| Data |
--------------------
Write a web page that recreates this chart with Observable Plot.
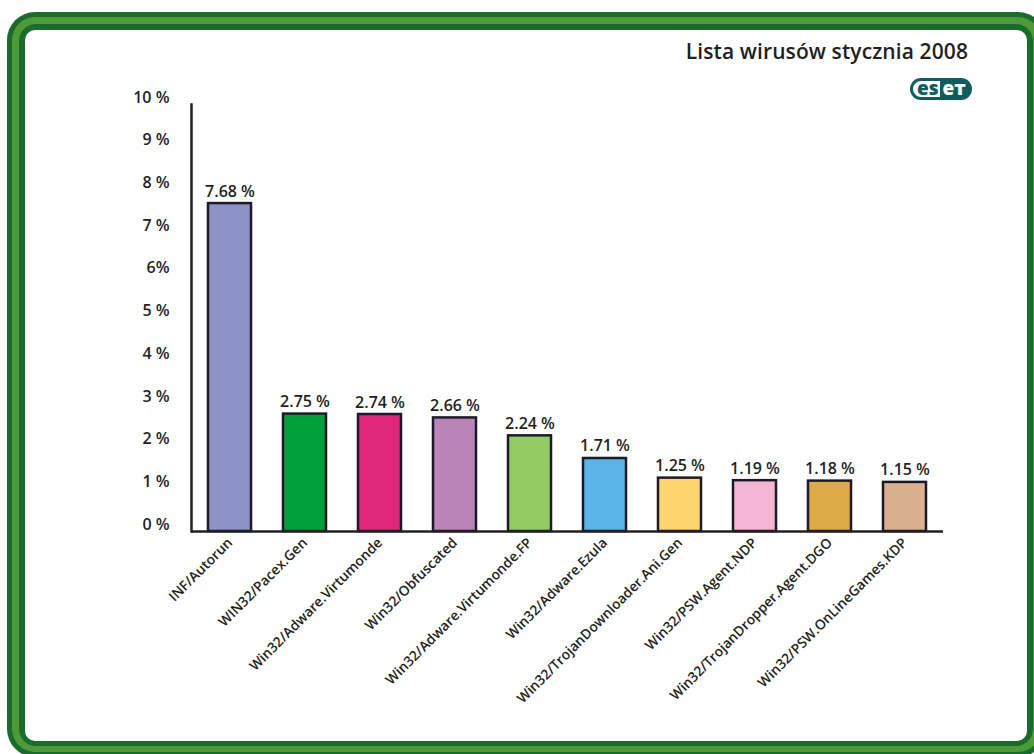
<!DOCTYPE html>
<html>
<head>
<meta charset="utf-8">
<script src="https://cdn.jsdelivr.net/npm/d3@7"></script>
<script src="https://cdn.jsdelivr.net/npm/@observablehq/plot@0.6"></script>
<style>
  html, body { margin: 0; padding: 0; background: #fff; }
  body { width: 1034px; height: 754px; position: relative; overflow: hidden; font-family: "Open Sans", sans-serif; }
  .ring { position: absolute; box-sizing: border-box; }
  #r1 { left: 7px; top: 12px; width: 1039px; height: 745px; border-radius: 28px; background: #1b6b2c; }
  #r2 { left: 12px; top: 17px; width: 1029px; height: 735px; border-radius: 23px; background: #4f9a38; }
  #r3 { left: 19px; top: 24px; width: 1014px; height: 722px; border-radius: 17px; background: #1b6b2c; }
  #inner { left: 25px; top: 30px; width: 1002px; height: 711px; border-radius: 10px; background: #fff; }
  #title {
    position: absolute; right: 66px; top: 37px; font-size: 21px; font-weight: 600; color: #231f20;
    letter-spacing: 0.1px;
  }
  #logo {
    position: absolute; left: 910px; top: 78px; height: 22px; display: flex; align-items: stretch;
    font-family: "Open Sans", sans-serif; font-weight: 800; font-size: 19px; color: #0d5c5e;
  }
  #logo .a { border: 3px solid #0d5c5e; border-right: none; border-radius: 11px 0 0 11px; padding: 0 1px 0 4px; line-height: 15px; background: #fff; }
  #logo .b { background: #0d5c5e; color: #fff; border-radius: 0 11px 11px 0; padding: 0 6px 0 3px; line-height: 21px; }
  #chart { position: absolute; left: 0; top: 0; }
</style>
</head>
<body>
<div class="ring" id="r1"></div>
<div class="ring" id="r2"></div>
<div class="ring" id="r3"></div>
<div class="ring" id="inner"></div>
<div id="title">Lista wirusów stycznia 2008</div>
<div id="logo"><span class="a">es</span><span class="b">eт</span></div>
<div id="chart"></div>
<script>
const categories = [
  "INF/Autorun",
  "WIN32/Pacex.Gen",
  "Win32/Adware.Virtumonde",
  "Win32/Obfuscated",
  "Win32/Adware.Virtumonde.FP",
  "Win32/Adware.Ezula",
  "Win32/TrojanDownloader.Ani.Gen",
  "Win32/PSW.Agent.NDP",
  "Win32/TrojanDropper.Agent.DGO",
  "Win32/PSW.OnLineGames.KDP"
];
const values = [7.68, 2.75, 2.74, 2.66, 2.24, 1.71, 1.25, 1.19, 1.18, 1.15];
const valueLabels = ["7.68 %", "2.75 %", "2.74 %", "2.66 %", "2.24 %", "1.71 %", "1.25 %", "1.19 %", "1.18 %", "1.15 %"];
const colors = ["#8d93c6", "#00a03a", "#e0287a", "#b985b8", "#92cc63", "#5ab4e5", "#fdd56e", "#f4b6d3", "#dcab48", "#d9b18f"];
const yTicks = [0, 1, 2, 3, 4, 5, 6, 7, 8, 9, 10];
const yTickLabels = ["0 %", "1 %", "2 %", "3 %", "4 %", "5 %", "6%", "7 %", "8 %", "9 %", "10 %"];

const data = categories.map((c, i) => ({name: c, value: values[i], label: valueLabels[i], color: colors[i]}));

const chart = Plot.plot({
  width: 1034,
  height: 754,
  marginLeft: 191,
  marginRight: 91,
  marginTop: 104,
  marginBottom: 223,
  style: {background: "transparent", fontFamily: "Open Sans, sans-serif", color: "#231f20", overflow: "visible"},
  x: {domain: categories, paddingInner: 0.43, paddingOuter: 0.215, label: null},
  y: {domain: [0, 10], label: null},
  marks: [
    Plot.barY(data, {x: "name", y: "value", fill: "color", stroke: "#1c1a2a", strokeWidth: 2.5}),
    Plot.text(data, {x: "name", y: "value", text: "label", lineAnchor: "bottom", dy: -7, fontSize: 16, fontWeight: 600, fill: "#231f20"}),
    Plot.axisY({ticks: yTicks, tickFormat: (d) => yTickLabels[yTicks.indexOf(d)], tickSize: 0, tickPadding: 22, dy: -7, fontSize: 16, fontWeight: 600, label: null}),
    Plot.axisX({tickSize: 0, tickPadding: 9, tickRotate: -45, fontSize: 13.8, fontWeight: 600, label: null}),
    Plot.frame({anchor: "left", stroke: "#231f20", strokeWidth: 2.5}),
    Plot.ruleY([0], {stroke: "#231f20", strokeWidth: 2.5})
  ]
});
document.getElementById("chart").appendChild(chart);
</script>
</body>
</html>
--------------------
| Instructions for the task |
State the number of lines in this listing that contain the string "chart", and add nothing else.

| Right answer |
5